Paulo Fidalgo
O perigo do negacionismo
Quando se fala em negacionismo relativamente à pandemia Covid por norma a conversa é sobre idiotas e cretinos que alegam a inexistência do vírus e propagam rebuscadas teorias sobre formas de controlo social incluídas nas vacinas.
Mas existe uma nova forma de negacionismo que talvez seja uma ameaça ainda mais séria à sanidade mental de todos quantos sabem, de ciência certa, que não vale a pena tentar fugir ao inevitável e que, quanto a inevitáveis, o único procedimento inteligente é prepararmo-nos para a sua chegada com as melhores defesas e as melhores armas de combate.
Pretender-se que a pandemia seja ultrapassada sem gravíssimos danos nas sociedades e nas economias, imaginarem-se bazucas e outras atoardas de eco fácil como solução milagrosa do descalabro empresarial, celebrar a criação de moeda e o aumento da massa monetária como nova magia dos soberanos, acreditar-se em milagres de normalidade fundados numa coletiva imunidade ao vírus, celebrar-se o teletrabalho como uma forma mais ou menos recreativa de fingirmos que tudo se faz no doce remanso do lar, enfim…
As novas narrativas de amortecimento político pouco ou nada constroem de verdadeiramente eficaz contra o inevitável e o inevitável é que esta crise será longa, terá as características de uma guerra de baixa intensidade e só será efetivamente superada se for vivida sem negações sucessivas dos seus efeitos duráveis sobre as estruturas económicas e sociais.
Enfrentar a crise com responsabilidade pelo futuro dos nossos filhos e dos nossos netos implicará transformar radicalmente as formas de equacionar os problemas que enfrentamos e ter a lucidez de aceitar que a pandemia não é um breve intervalo entre duas normalidades, antes coloca dificuldades à sobrevivência do próprio conceito de normalidade.
Bastam pingos de inteligência e alguma literacia para perceber que Portugal tem vindo paulatinamente a transformar-se numa sociedade de perdedores, uma loser time de que os melhores jogadores procuram fugir, buscando noutras comunidades o seu lugar ao sol, a sua oportunidade de ser feliz e encaminhar os filhos.
Não faz sentido continuar a culpar os políticos e a lógica dos partidos por este facto, porque políticos e partidos igualmente duvidosos existem noutros países com melhores resultados. Haverá no nosso caso uma especial dissolução da energia criativa, uma ausência de solidariedade na exigência social, um individualismo que retira legitimidade ao interesse público e uma aceitação da pobreza que está na raiz da impotência generalizada.
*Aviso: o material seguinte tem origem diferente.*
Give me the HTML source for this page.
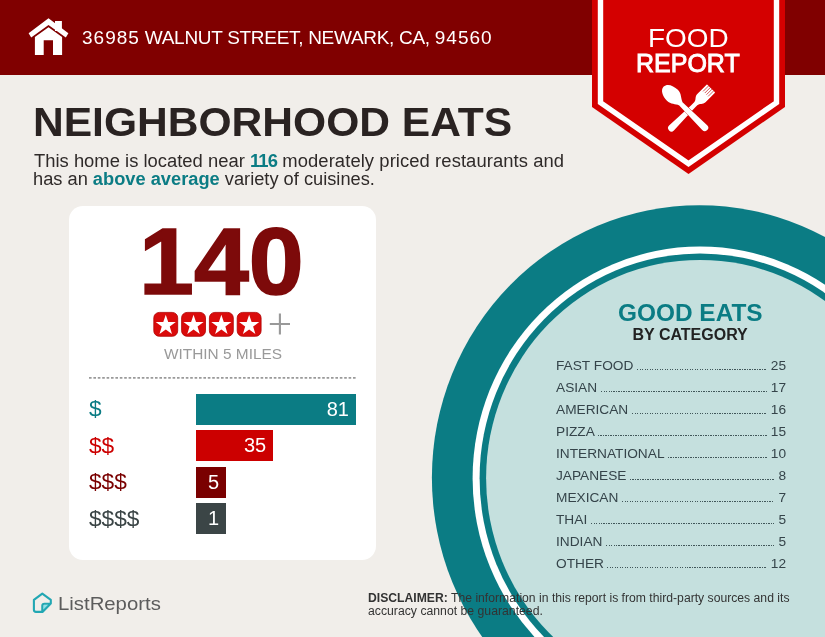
<!DOCTYPE html>
<html lang="en">
<head>
<meta charset="utf-8">
<title>Neighborhood Eats - Food Report</title>
<style>
html,body{margin:0;padding:0;}
body{width:825px;height:637px;position:relative;overflow:hidden;background:#f1eeea;font-family:"Liberation Sans",sans-serif;color:#2a2422;}
.abs{position:absolute;white-space:nowrap;line-height:1;transform-origin:left top;}
#hdr{position:absolute;left:0;top:0;width:825px;height:74.5px;background:#800000;}
#art{position:absolute;left:0;top:0;width:825px;height:637px;}
#addr{left:82px;top:28px;font-size:19px;color:#fff;letter-spacing:-0.3px;}
.dg{letter-spacing:1px;}
#food{left:647.8px;top:26px;font-size:25px;color:#fff;transform:scaleX(1.116);}
#report{left:636px;top:51px;font-size:25px;color:#fff;-webkit-text-stroke:0.9px #fff;}
#title{left:33px;top:102.3px;font-size:41px;transform:scaleX(1.038);font-weight:bold;color:#2a2322;}
#p1{left:33.5px;top:151.6px;font-size:18px;color:#2f2a29;transform:scaleX(1.0226);}
#p2{left:33.3px;top:169.6px;font-size:18px;color:#2f2a29;transform:scaleX(1.014);}
.tl{color:#0b7c84;font-weight:bold;}
#card{position:absolute;left:69px;top:206px;width:307px;height:354px;background:#fff;border-radius:14px;}
#big{left:139px;top:214.6px;font-size:94px;transform:scaleX(1.05);-webkit-text-stroke:1.6px #7d0a0a;font-weight:bold;color:#7d0a0a;}
#within{left:163.8px;top:346.6px;font-size:14px;color:#999;transform:scaleX(1.1);}
.bar{position:absolute;left:196px;height:31px;color:#fff;font-size:20px;line-height:31px;text-align:right;box-sizing:border-box;padding-right:7px;}
.pl{font-size:22px;transform:scaleX(1.03);}
.row{position:absolute;left:556px;width:230px;height:16px;display:flex;align-items:baseline;font-size:13.7px;line-height:16px;color:#35444a;white-space:nowrap;}
.row i{flex:1;margin:0 4px 0 3.5px;height:1.7px;align-self:flex-end;position:relative;top:-4px;background:repeating-linear-gradient(90deg,#41575a 0,#41575a 1.4px,transparent 1.4px,transparent 2.5px);}
#ge{left:618px;top:300.5px;font-size:24px;transform:scaleX(1.017);font-weight:bold;color:#0b7c84;}
#bc{left:632.5px;top:326.6px;font-size:16px;font-weight:bold;color:#222;}
#lr{left:58px;top:593.8px;font-size:19px;color:#5c5c5c;transform:scaleX(1.07);}
#d1{left:367.5px;top:592px;font-size:12px;color:#333;transform:scaleX(1.015);}
#d2{left:367.5px;top:604.5px;font-size:12px;color:#333;transform:scaleX(1.02);}
</style>
</head>
<body>
<div id="hdr"></div>
<div id="card"></div>
<svg id="art" viewBox="0 0 825 637">
  <!-- plate -->
  <ellipse cx="699.5" cy="477.8" rx="267.6" ry="272.6" fill="#0b7c84"/>
  <ellipse cx="700" cy="478.2" rx="227.4" ry="231.6" fill="#ffffff"/>
  <ellipse cx="700" cy="478.2" rx="220.4" ry="224.7" fill="#0b7c84"/>
  <ellipse cx="700" cy="478.2" rx="213.9" ry="218.3" fill="#c5e0de"/>
  <!-- banner -->
  <polygon points="592,0 785,0 785,107 688.5,174 592,107" fill="#d40000"/>
  <polyline points="600.5,-5 600.5,102.6 688.5,163.6 776.5,102.6 776.5,-5" fill="none" stroke="#fff" stroke-width="5.4" stroke-linejoin="miter"/>
  <!-- house -->
  <g fill="#fff">
    <polygon points="48.5,18.2 68.4,33.3 65.8,37.5 48.5,25.1 31.2,37.5 28.6,33.3"/>
    <rect x="55" y="21" width="6.9" height="10"/>
    <path d="M48.5,27.3 L62.1,37 L62.1,55.1 L53,55.1 L53,40.2 L43.7,40.2 L43.7,55.1 L34.9,55.1 L34.9,37 Z"/>
  </g>
  <!-- spoon & fork -->
  <g transform="translate(688.3,111.2)" fill="#fff">
    <g transform="rotate(45)">
      <path d="M-5.8,-31.6 Q-5.8,-32.2 -5.2,-32.2 L5.2,-32.2 Q5.8,-32.2 5.8,-31.6 L5.8,-18.5 C5.8,-14.5 2.2,-14 2.2,-10.5 L2.2,-6 L3.4,23.8 A3.4,3.4 0 0 1 -3.4,23.8 L-2.2,-6 L-2.2,-10.5 C-2.2,-14 -5.8,-14.5 -5.8,-18.5 Z"/>
      <path d="M-3.55,-32.5 V-24.5 M-1.18,-32.5 V-24.5 M1.18,-32.5 V-24.5 M3.55,-32.5 V-24.5" stroke="#c01010" stroke-width="0.65" fill="none"/>
    </g>
    <g transform="rotate(-45)">
      <path d="M0,-34.8 C5,-34.8 7.7,-28.5 7.7,-22.5 C7.7,-17 3.6,-14.5 2.3,-10.5 L3.5,23.2 A3.5,3.5 0 0 1 -3.5,23.2 L-2.3,-10.5 C-3.6,-14.5 -7.7,-17 -7.7,-22.5 C-7.7,-28.5 -5,-34.8 0,-34.8 Z" stroke="#c01010" stroke-width="0.7" paint-order="stroke"/>
    </g>
  </g>
  <!-- stars -->
  <g fill="#da0b0b" stroke="#b00000" stroke-width="0.8">
    <rect x="153.8" y="312.4" width="23.9" height="23.9" rx="5.5"/>
    <rect x="181.6" y="312.4" width="23.9" height="23.9" rx="5.5"/>
    <rect x="209.4" y="312.4" width="23.9" height="23.9" rx="5.5"/>
    <rect x="237.2" y="312.4" width="23.9" height="23.9" rx="5.5"/>
  </g>
  <g fill="#fff">
    <path id="st" transform="translate(165.75,325.3)" d="M0.00,-10.60 L2.47,-3.40 L10.08,-3.28 L3.99,1.30 L6.23,8.58 L0.00,4.20 L-6.23,8.58 L-3.99,1.30 L-10.08,-3.28 L-2.47,-3.40 Z"/>
    <use href="#st" x="27.8"/>
    <use href="#st" x="55.6"/>
    <use href="#st" x="83.4"/>
  </g>
  <path d="M269.8,324 H290 M279.9,313.4 V334.6" stroke="#999" stroke-width="2.1" fill="none"/>
  <line x1="89" y1="377.9" x2="356" y2="377.9" stroke="#9a9a9a" stroke-width="1.8" stroke-dasharray="2.6 1.8"/>
  <!-- logo mark -->
  <path d="M43.4,604.8 L50.6,604.8 L43.4,611.6 Z" fill="#6fdbe6" opacity="0.75"/>
  <path d="M42.3,593.6 L50.8,599.9 L50.8,603.6 L42.5,611.9 L36,611.9 Q33.9,611.9 33.9,609.8 L33.9,599.9 Z M42.3,611.8 L42.3,605.8 Q42.3,603.7 44.4,603.7 L50.6,603.7" fill="none" stroke="#22a7b3" stroke-width="2.1" stroke-linejoin="round" stroke-linecap="round"/>
</svg>

<div class="abs" id="addr"><span class="dg">36985</span> WALNUT STREET, NEWARK, CA, <span class="dg">94560</span></div>
<div class="abs" id="food">FOOD</div>
<div class="abs" id="report">REPORT</div>
<div class="abs" id="title">NEIGHBORHOOD EATS</div>
<div class="abs" id="p1">This home is located near <span class="tl" style="letter-spacing:-0.8px;">116</span><span style="letter-spacing:0.075px;"> moderately priced restaurants and</span></div>
<div class="abs" id="p2">has an <span class="tl">above average</span> variety of cuisines.</div>
<div class="abs" id="big">140</div>
<div class="abs" id="within">WITHIN 5 MILES</div>
<div class="abs pl" style="left:89px;top:398px;color:#0b7c84;">$</div>
<div class="abs pl" style="left:89px;top:434.5px;color:#cc0000;">$$</div>
<div class="abs pl" style="left:89px;top:471px;color:#7a0000;">$$$</div>
<div class="abs pl" style="left:89px;top:507.5px;color:#3b4546;">$$$$</div>
<div class="bar" style="top:394px;width:160px;background:#0b7c84;">81</div>
<div class="bar" style="top:430.4px;width:77.2px;background:#cc0000;">35</div>
<div class="bar" style="top:466.8px;width:30px;background:#7a0000;">5</div>
<div class="bar" style="top:503.2px;width:30px;background:#3b4546;">1</div>
<div class="abs" id="ge">GOOD EATS</div>
<div class="abs" id="bc">BY CATEGORY</div>
<div class="row" style="top:358.4px;"><span>FAST FOOD</span><i></i><span>25</span></div>
<div class="row" style="top:380.4px;"><span>ASIAN</span><i></i><span>17</span></div>
<div class="row" style="top:402.4px;"><span>AMERICAN</span><i></i><span>16</span></div>
<div class="row" style="top:424.4px;"><span>PIZZA</span><i></i><span>15</span></div>
<div class="row" style="top:446.4px;"><span>INTERNATIONAL</span><i></i><span>10</span></div>
<div class="row" style="top:468.4px;"><span>JAPANESE</span><i></i><span>8</span></div>
<div class="row" style="top:490.4px;"><span>MEXICAN</span><i></i><span>7</span></div>
<div class="row" style="top:512.4px;"><span>THAI</span><i></i><span>5</span></div>
<div class="row" style="top:534.4px;"><span>INDIAN</span><i></i><span>5</span></div>
<div class="row" style="top:556.4px;"><span>OTHER</span><i></i><span>12</span></div>
<div class="abs" id="lr">ListReports</div>
<div class="abs" id="d1"><b>DISCLAIMER:</b> The information in this report is from third-party sources and its</div>
<div class="abs" id="d2">accuracy cannot be guaranteed.</div>
</body>
</html>
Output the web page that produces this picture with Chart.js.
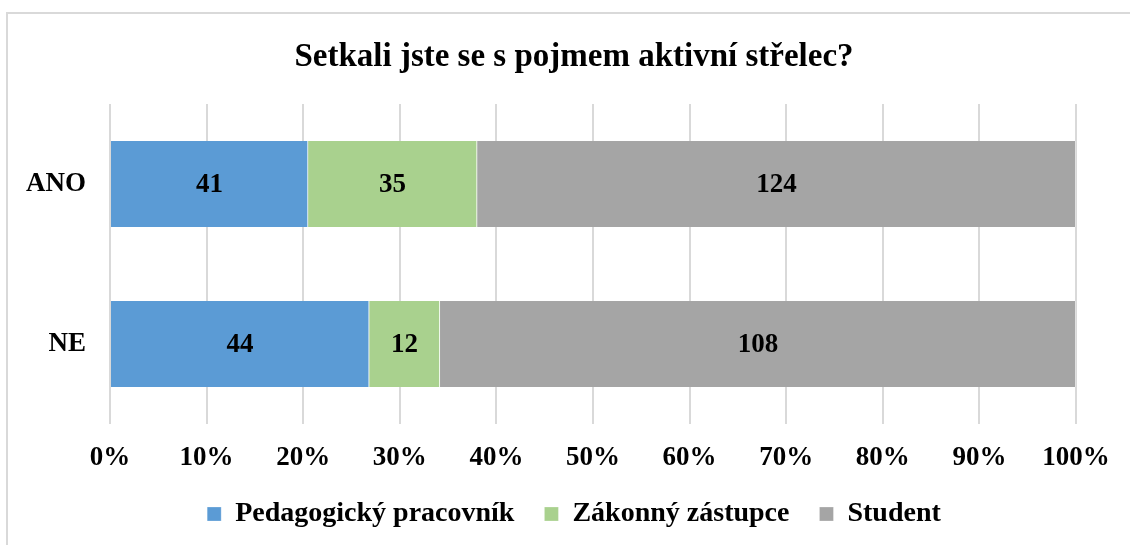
<!DOCTYPE html>
<html>
<head>
<meta charset="utf-8">
<script src="https://cdn.jsdelivr.net/npm/chart.js@4"></script>
<style>
    body { margin: 0; background: #fff; overflow: hidden; }
    #frame {
        position: absolute; left: 6px; top: 12px;
        width: 1200px; height: 600px;
        border-left: 2px solid #d9d9d9; border-top: 2px solid #d9d9d9;
    }
    #chart { position: absolute; left: 0; top: 0; }
</style>
</head>
<body>
<div id="frame"></div>
<canvas id="chart" width="1130" height="545"></canvas>
<script>
// Data
const categories = ['ANO', 'NE'];
const seriesNames = ['Pedagogický pracovník', 'Zákonný zástupce', 'Student'];
const pedagog = [41, 44];
const zastupce = [35, 12];
const student = [124, 108];
const xTicks = [0, 10, 20, 30, 40, 50, 60, 70, 80, 90, 100];

const colors = ['#5b9bd5', '#a9d18e', '#a5a5a5'];
const fontFamily = '"Liberation Serif", "Times New Roman", serif';
const labelFont = 'bold 27px ' + fontFamily;

const counts = [pedagog, zastupce, student];
const totals = categories.map((c, i) => counts.reduce((s, arr) => s + arr[i], 0));

const canvas = document.getElementById('chart');

// widest category label, so mirrored y labels can end 24px left of the plot
const measureCtx = canvas.getContext('2d');
measureCtx.font = labelFont;
const widestCat = Math.max(...categories.map(c => measureCtx.measureText(c).width));

// Draw the raw counts in the middle of each bar segment
const valueLabels = {
    id: 'valueLabels',
    afterDatasetsDraw(chart) {
        const ctx = chart.ctx;
        ctx.save();
        ctx.font = labelFont;
        ctx.fillStyle = '#000';
        ctx.textAlign = 'center';
        ctx.textBaseline = 'middle';
        chart.data.datasets.forEach((ds, di) => {
            const meta = chart.getDatasetMeta(di);
            meta.data.forEach((bar, i) => {
                const x = (bar.x + bar.base) / 2;
                ctx.fillText(String(ds.counts[i]), x, bar.y + 1);
            });
        });
        ctx.restore();
    }
};

new Chart(canvas, {
    type: 'bar',
    data: {
        labels: categories,
        datasets: seriesNames.map((name, k) => ({
            label: name,
            counts: counts[k],
            data: counts[k].map((v, i) => v / totals[i] * 100),
            backgroundColor: colors[k],
            borderColor: '#ffffff',
            borderWidth: { left: 0, right: 1, top: 0, bottom: 0 },
            borderSkipped: false,
            barThickness: 86
        }))
    },
    options: {
        indexAxis: 'y',
        responsive: false,
        animation: false,
        layout: { padding: { left: 72, right: 54, top: 0, bottom: 7 } },
        plugins: {
            title: {
                display: true,
                text: 'Setkali jste se s pojmem aktivní střelec?',
                color: '#000',
                font: { family: fontFamily, size: 33, weight: 'bold' },
                padding: { top: 38, bottom: 26.4 }
            },
            legend: {
                position: 'bottom',
                labels: {
                    color: '#000',
                    font: { family: fontFamily, size: 28, weight: 'bold' },
                    boxWidth: 14,
                    boxHeight: 14,
                    padding: 30
                }
            },
            tooltip: { enabled: false }
        },
        scales: {
            x: {
                stacked: true,
                min: 0,
                max: 100,
                afterBuildTicks: (scale) => { scale.ticks = xTicks.map(v => ({ value: v })); },
                afterFit: (scale) => { scale.height = 46; },
                ticks: {
                    color: '#000',
                    font: { family: fontFamily, size: 27, weight: 'bold' },
                    padding: 18,
                    maxRotation: 0,
                    callback: (value) => value + '%'
                },
                grid: { color: '#d9d9d9', lineWidth: 2, drawTicks: false },
                border: { display: false }
            },
            y: {
                stacked: true,
                afterFit: (scale) => { scale.width = 38; },
                ticks: {
                    color: '#000',
                    font: { family: fontFamily, size: 27, weight: 'bold' },
                    mirror: true,
                    crossAlign: 'far',
                    padding: -(24 + widestCat)
                },
                grid: { display: false, drawTicks: false },
                border: { display: false }
            }
        }
    },
    plugins: [valueLabels]
});
</script>
</body>
</html>
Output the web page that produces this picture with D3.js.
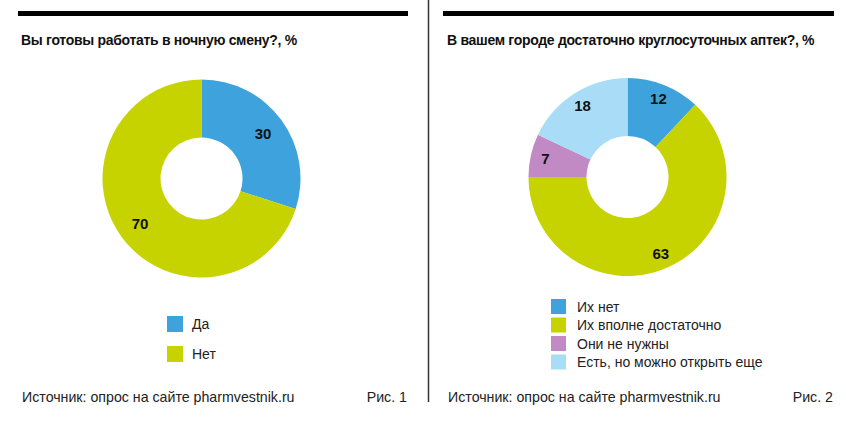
<!DOCTYPE html>
<html><head><meta charset="utf-8">
<script src="https://cdn.jsdelivr.net/npm/d3@7"></script>
<style>body{margin:0;background:#fff;} svg{display:block;font-family:"Liberation Sans",Arial,sans-serif;}</style>
</head><body>
<svg id="c" width="846" height="425"></svg>
<script>
const title1 = "Вы готовы работать в ночную смену?, %";
const categories1 = ["Да", "Нет"];
const values1 = [30, 70];
const colors1 = ["#3ea3dd", "#c6d300"];

const title2 = "В вашем городе достаточно круглосуточных аптек?, %";
const categories2 = ["Их нет", "Их вполне достаточно", "Они не нужны", "Есть, но можно открыть еще"];
const values2 = [12, 63, 7, 18];
const colors2 = ["#3ea3dd", "#c6d300", "#c28ac4", "#a8dcf7"];

const source = "Источник: опрос на сайте pharmvestnik.ru";
const figs = ["Рис. 1", "Рис. 2"];

const svg = d3.select("#c");

// separator
svg.append("line").attr("x1", 428.5).attr("x2", 428.5).attr("y1", 0).attr("y2", 402)
  .attr("stroke", "#333").attr("stroke-width", 1.5);

function panel(cfg) {
  const g = svg.append("g");
  g.append("rect").attr("x", cfg.x0).attr("y", 11).attr("width", cfg.x1 - cfg.x0).attr("height", 5).attr("fill", "#000");
  g.append("text").attr("x", cfg.tx).attr("y", 45).attr("font-size", 14).attr("font-weight", "bold")
    .attr("letter-spacing", "-0.3px").attr("fill", "#111").text(cfg.title);

  const pie = d3.pie().sort(null).value(d => d)(cfg.values);
  const arc = d3.arc().innerRadius(41).outerRadius(99);
  const labelArc = d3.arc().innerRadius(cfg.lr).outerRadius(cfg.lr);
  const pg = g.append("g").attr("transform", `translate(${cfg.cx},${cfg.cy})`);
  pg.selectAll("path").data(pie).join("path").attr("d", arc).attr("fill", (d, i) => cfg.colors[i]);
  pg.selectAll("text").data(pie).join("text")
    .attr("transform", d => `translate(${labelArc.centroid(d)})`)
    .attr("text-anchor", "middle").attr("dy", "0.36em")
    .attr("font-size", 15).attr("font-weight", "bold").attr("fill", "#111")
    .text(d => d.data);

  const lg = g.append("g");
  cfg.cats.forEach((c, i) => {
    const y = cfg.ly + i * cfg.lstep;
    lg.append("rect").attr("x", cfg.lx).attr("y", y).attr("width", cfg.ls).attr("height", cfg.ls).attr("fill", cfg.colors[i]);
    lg.append("text").attr("x", cfg.lx + cfg.ltx).attr("y", y + cfg.ls / 2).attr("dy", "0.36em")
      .attr("font-size", 14).attr("fill", "#222").text(c);
  });

  g.append("text").attr("x", cfg.tx + 1).attr("y", 402).attr("font-size", 14.2).attr("fill", "#222").text(source);
  g.append("text").attr("x", cfg.x1 - 1).attr("y", 402).attr("font-size", 14.2).attr("fill", "#222")
    .attr("text-anchor", "end").text(cfg.fig);
}

panel({x0: 18, x1: 408, tx: 21, title: title1, values: values1, colors: colors1, cats: categories1,
  cx: 201.5, cy: 178.5, lr: 76, lx: 167, ly: 316, lstep: 30, ls: 16, ltx: 25, fig: figs[0]});
panel({x0: 443, x1: 834, tx: 447, title: title2, values: values2, colors: colors2, cats: categories2,
  cx: 627.5, cy: 177, lr: 84, lx: 551, ly: 299, lstep: 18.5, ls: 15, ltx: 26, fig: figs[1]});
</script>
</body></html>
A pandemia e os sucessivos confinamentos ameaçam levar ao paroxismo a divisão entre os portugueses que pacificamente recebem o salário enquanto esperam que suceda o prometido milagre e os outros que combatem diariamente nas trincheiras do real, com mais custos e ainda mais sozinhos, tentando evitar que tudo o que construíram se dissolva nessa irrealidade difusa a que ouvem chamar “ajudas do Estado”.